EXERCISE PROMPT => Print the listing in its entirety and exactly, leaving out images.
╭──
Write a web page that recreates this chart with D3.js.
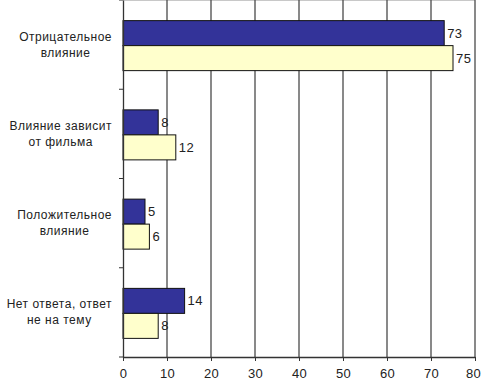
<!DOCTYPE html>
<html>
<head>
<meta charset="utf-8">
<script src="https://cdn.jsdelivr.net/npm/d3@7"></script>
<style>
  body { margin: 0; background: #fff; }
  svg { display: block; font-family: Arial, "Liberation Sans", sans-serif; }
</style>
</head>
<body>
<div id="chart"></div>
<script>
// categories top to bottom, two lines each
var categories = [
  ["Отрицательное", "влияние"],
  ["Влияние зависит", "от фильма"],
  ["Положительное", "влияние"],
  ["Нет ответа, ответ", "не на тему"]
];
var seriesA = [73, 8, 5, 14];   // dark blue
var seriesB = [75, 12, 6, 8];   // pale yellow
var xTicks = [0, 10, 20, 30, 40, 50, 60, 70, 80];

var width = 481, height = 381;
var margin = {top: 0, right: 6, bottom: 24, left: 123};
var w = width - margin.left - margin.right;
var h = height - margin.top - margin.bottom;

var svg = d3.select("#chart").append("svg")
    .attr("width", width)
    .attr("height", height);

var g = svg.append("g")
    .attr("transform", "translate(" + margin.left + "," + margin.top + ")");

var xScale = d3.scaleLinear().domain([0, 80]).range([0, w]);
var yScale = d3.scaleBand().domain(d3.range(categories.length)).range([0, h]);
var inner = d3.scaleBand().domain([0, 1]).range([0, 50]);

// faint top edge of the plot area
g.append("line")
    .attr("x1", 0).attr("x2", w)
    .attr("y1", 0.5).attr("y2", 0.5)
    .attr("stroke", "#c8c8c8");

// gridlines
g.selectAll(".grid")
    .data(xTicks.slice(1))
  .enter().append("line")
    .attr("x1", function(d) { return xScale(d); })
    .attr("x2", function(d) { return xScale(d); })
    .attr("y1", 0)
    .attr("y2", h)
    .attr("stroke", "#4a4a4a")
    .attr("stroke-width", 1.3);

// bars
var groups = g.selectAll(".cat")
    .data(categories)
  .enter().append("g")
    .attr("transform", function(d, i) {
      return "translate(0," + (yScale(i) + (yScale.bandwidth() - 50) / 2 + 1) + ")";
    });

groups.append("rect")
    .attr("x", 0)
    .attr("y", inner(0))
    .attr("width", function(d, i) { return xScale(seriesA[i]); })
    .attr("height", inner.bandwidth())
    .attr("fill", "#333399")
    .attr("stroke", "#111")
    .attr("stroke-width", 1);

groups.append("rect")
    .attr("x", 0)
    .attr("y", inner(1))
    .attr("width", function(d, i) { return xScale(seriesB[i]); })
    .attr("height", inner.bandwidth())
    .attr("fill", "#ffffcc")
    .attr("stroke", "#111")
    .attr("stroke-width", 1);

groups.append("text")
    .attr("x", function(d, i) { return xScale(seriesA[i]) + 3; })
    .attr("y", inner(0) + inner.bandwidth() / 2)
    .attr("dy", "0.35em")
    .attr("font-size", 13)
    .attr("letter-spacing", 0.4)
    .attr("fill", "#222")
    .text(function(d, i) { return seriesA[i]; });

groups.append("text")
    .attr("x", function(d, i) { return xScale(seriesB[i]) + 3; })
    .attr("y", inner(1) + inner.bandwidth() / 2)
    .attr("dy", "0.35em")
    .attr("font-size", 13)
    .attr("letter-spacing", 0.4)
    .attr("fill", "#222")
    .text(function(d, i) { return seriesB[i]; });

// category labels: block right-aligned near the axis, lines centred in the block
var labels = groups.append("text")
    .attr("font-size", 12)
    .attr("letter-spacing", 0.5)
    .attr("fill", "#222")
    .attr("text-anchor", "middle");

labels.selectAll("tspan")
    .data(function(d) { return d; })
  .enter().append("tspan")
    .attr("y", function(d, j) { return 20 + j * 16; })
    .text(function(d) { return d; });

labels.each(function() {
  var t = d3.select(this);
  var maxW = 0;
  t.selectAll("tspan").each(function() {
    maxW = Math.max(maxW, this.getComputedTextLength());
  });
  var cx = -11 - maxW / 2;
  t.selectAll("tspan").attr("x", cx);
});

// x axis
g.append("g")
    .attr("transform", "translate(0," + h + ")")
    .call(d3.axisBottom(xScale).tickValues(xTicks).tickSize(4).tickSizeOuter(0))
    .call(function(a) {
      a.select(".domain").attr("stroke", "#333").attr("stroke-width", 1.3);
      a.selectAll(".tick line").attr("stroke", "#333");
      a.selectAll("text").attr("font-size", 13).attr("fill", "#222")
        .attr("letter-spacing", 0.4)
        .attr("font-family", "Arial, 'Liberation Sans', sans-serif").attr("dy", "1.05em");
      // keep the last label inside the window
      a.selectAll(".tick").filter(function(d) { return d === 80; })
        .select("text").attr("dx", -2);
    });

// y axis
g.append("g")
    .call(d3.axisLeft(yScale).tickValues([]).tickSizeOuter(0))
    .call(function(a) {
      a.select(".domain").attr("stroke", "#333").attr("stroke-width", 1.3);
    });

g.selectAll(".ytick")
    .data(d3.range(categories.length + 1))
  .enter().append("line")
    .attr("x1", -4).attr("x2", 0)
    .attr("y1", function(i) { return i < categories.length ? yScale(i) : h; })
    .attr("y2", function(i) { return i < categories.length ? yScale(i) : h; })
    .attr("stroke", "#333");
</script>
</body>
</html>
╰──
REPLY =>
Write a web page that recreates this chart with D3.js.
<!DOCTYPE html>
<html>
<head>
<meta charset="utf-8">
<script src="https://cdn.jsdelivr.net/npm/d3@7"></script>
<style>
  body { margin: 0; background: #fff; }
  svg { display: block; font-family: Arial, "Liberation Sans", sans-serif; }
</style>
</head>
<body>
<div id="chart"></div>
<script>
// categories top to bottom, two lines each
var categories = [
  ["Отрицательное", "влияние"],
  ["Влияние зависит", "от фильма"],
  ["Положительное", "влияние"],
  ["Нет ответа, ответ", "не на тему"]
];
var seriesA = [73, 8, 5, 14];   // dark blue
var seriesB = [75, 12, 6, 8];   // pale yellow
var xTicks = [0, 10, 20, 30, 40, 50, 60, 70, 80];

var width = 481, height = 381;
var margin = {top: 0, right: 6, bottom: 24, left: 123};
var w = width - margin.left - margin.right;
var h = height - margin.top - margin.bottom;

var svg = d3.select("#chart").append("svg")
    .attr("width", width)
    .attr("height", height);

var g = svg.append("g")
    .attr("transform", "translate(" + margin.left + "," + margin.top + ")");

var xScale = d3.scaleLinear().domain([0, 80]).range([0, w]);
var yScale = d3.scaleBand().domain(d3.range(categories.length)).range([0, h]);
var inner = d3.scaleBand().domain([0, 1]).range([0, 50]);

// faint top edge of the plot area
g.append("line")
    .attr("x1", 0).attr("x2", w)
    .attr("y1", 0.5).attr("y2", 0.5)
    .attr("stroke", "#c8c8c8");

// gridlines
g.selectAll(".grid")
    .data(xTicks.slice(1))
  .enter().append("line")
    .attr("x1", function(d) { return xScale(d); })
    .attr("x2", function(d) { return xScale(d); })
    .attr("y1", 0)
    .attr("y2", h)
    .attr("stroke", "#4a4a4a")
    .attr("stroke-width", 1.3);

// bars
var groups = g.selectAll(".cat")
    .data(categories)
  .enter().append("g")
    .attr("transform", function(d, i) {
      return "translate(0," + (yScale(i) + (yScale.bandwidth() - 50) / 2 + 1) + ")";
    });

groups.append("rect")
    .attr("x", 0)
    .attr("y", inner(0))
    .attr("width", function(d, i) { return xScale(seriesA[i]); })
    .attr("height", inner.bandwidth())
    .attr("fill", "#333399")
    .attr("stroke", "#111")
    .attr("stroke-width", 1);

groups.append("rect")
    .attr("x", 0)
    .attr("y", inner(1))
    .attr("width", function(d, i) { return xScale(seriesB[i]); })
    .attr("height", inner.bandwidth())
    .attr("fill", "#ffffcc")
    .attr("stroke", "#111")
    .attr("stroke-width", 1);

groups.append("text")
    .attr("x", function(d, i) { return xScale(seriesA[i]) + 3; })
    .attr("y", inner(0) + inner.bandwidth() / 2)
    .attr("dy", "0.35em")
    .attr("font-size", 13)
    .attr("letter-spacing", 0.4)
    .attr("fill", "#222")
    .text(function(d, i) { return seriesA[i]; });

groups.append("text")
    .attr("x", function(d, i) { return xScale(seriesB[i]) + 3; })
    .attr("y", inner(1) + inner.bandwidth() / 2)
    .attr("dy", "0.35em")
    .attr("font-size", 13)
    .attr("letter-spacing", 0.4)
    .attr("fill", "#222")
    .text(function(d, i) { return seriesB[i]; });

// category labels: block right-aligned near the axis, lines centred in the block
var labels = groups.append("text")
    .attr("font-size", 12)
    .attr("letter-spacing", 0.5)
    .attr("fill", "#222")
    .attr("text-anchor", "middle");

labels.selectAll("tspan")
    .data(function(d) { return d; })
  .enter().append("tspan")
    .attr("y", function(d, j) { return 20 + j * 16; })
    .text(function(d) { return d; });

labels.each(function() {
  var t = d3.select(this);
  var maxW = 0;
  t.selectAll("tspan").each(function() {
    maxW = Math.max(maxW, this.getComputedTextLength());
  });
  var cx = -11 - maxW / 2;
  t.selectAll("tspan").attr("x", cx);
});

// x axis
g.append("g")
    .attr("transform", "translate(0," + h + ")")
    .call(d3.axisBottom(xScale).tickValues(xTicks).tickSize(4).tickSizeOuter(0))
    .call(function(a) {
      a.select(".domain").attr("stroke", "#333").attr("stroke-width", 1.3);
      a.selectAll(".tick line").attr("stroke", "#333");
      a.selectAll("text").attr("font-size", 13).attr("fill", "#222")
        .attr("letter-spacing", 0.4)
        .attr("font-family", "Arial, 'Liberation Sans', sans-serif").attr("dy", "1.05em");
      // keep the last label inside the window
      a.selectAll(".tick").filter(function(d) { return d === 80; })
        .select("text").attr("dx", -2);
    });

// y axis
g.append("g")
    .call(d3.axisLeft(yScale).tickValues([]).tickSizeOuter(0))
    .call(function(a) {
      a.select(".domain").attr("stroke", "#333").attr("stroke-width", 1.3);
    });

g.selectAll(".ytick")
    .data(d3.range(categories.length + 1))
  .enter().append("line")
    .attr("x1", -4).attr("x2", 0)
    .attr("y1", function(i) { return i < categories.length ? yScale(i) : h; })
    .attr("y2", function(i) { return i < categories.length ? yScale(i) : h; })
    .attr("stroke", "#333");
</script>
</body>
</html>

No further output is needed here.